A blessed St. Brigid’s Day to all of you!
St. Brigid has always been one of my favorite saints, and we even named our little house church here in Waterloo Township after her (you can see our icon of her along with her cross up above). My Irish great-grandmother’s name was Bridget and I always wanted to name one of my daughters after my grand-grandmother and the saint who is also known as “the Mary of the Gael.” Apparently my wife, Bonnie, had a two-headed babysitter named Bridget, so she resisted my naming strategy for a long time. The same thing had happened with the boy’s name Jude—but I finally prevailed with the birth of our youngest, Daniel Jude. Our three daughters are named Mae, Zelie, and Isabel and, as we were running out of names, I was sure the next girl would be named Brigid. I had Bonnie right where I wanted her. But, alas, no more girls were to arrive; and now I look to my children to set the universe to rights in the naming of their daughters. They’re my last hope.
As with the wonder-tales of many of the Irish saints, the story of Brigid is filled with miracles... and milk. The early Celtic Church was a rural and not, like most of early Christianity, an urban affair. So there’s a bit of wildness there, a condition my friend Martin Shaw describes as “still having the fur on it.” Many of the stories include cows and milk or of Brigid turning water into milk or into ale. According to the legend, Brigid was born to a slave woman bound to a druid, but that the druid recognized the wonders that accompanied the child’s nativity and her early life, such as this one:
“The druid, the female slave, and her child were at Loch Mescae, and the druid’s mother’s brother was there too, the latter being a Christian. They were there at midnight and while the druid was watching the stars, he saw a fiery column rising up from the house, from the very place where the slave and her daughter were. He woke his uncle, who saw it too and said that she was a holy girl. ‘That is true,’ he said, ‘if I were to tell you all the things she has done.’”

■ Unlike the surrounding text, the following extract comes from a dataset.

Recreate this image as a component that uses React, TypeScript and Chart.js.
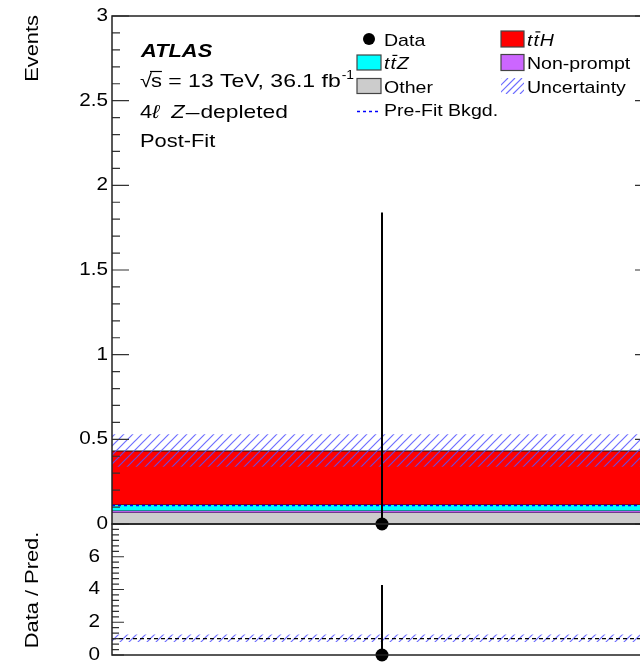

At her weaning, the child Brigid could not get accustomed to solid food and would become violently ill. The druid concluded that this was because the food was too impure for such a holy one and so “a white cow with red ears was assigned to sustain her, and she was healed as a result.” A white animal with red ears, however, indicates the beast came from the Otherworld. The story of Brigid, then, is a tale as laden with magic and folk religion as it is with Christianity, which, before it got into the business of politics, was a fountainhead of wonders and marvels. It is no accident that brother Martin calls Christ “the Galilee druid.”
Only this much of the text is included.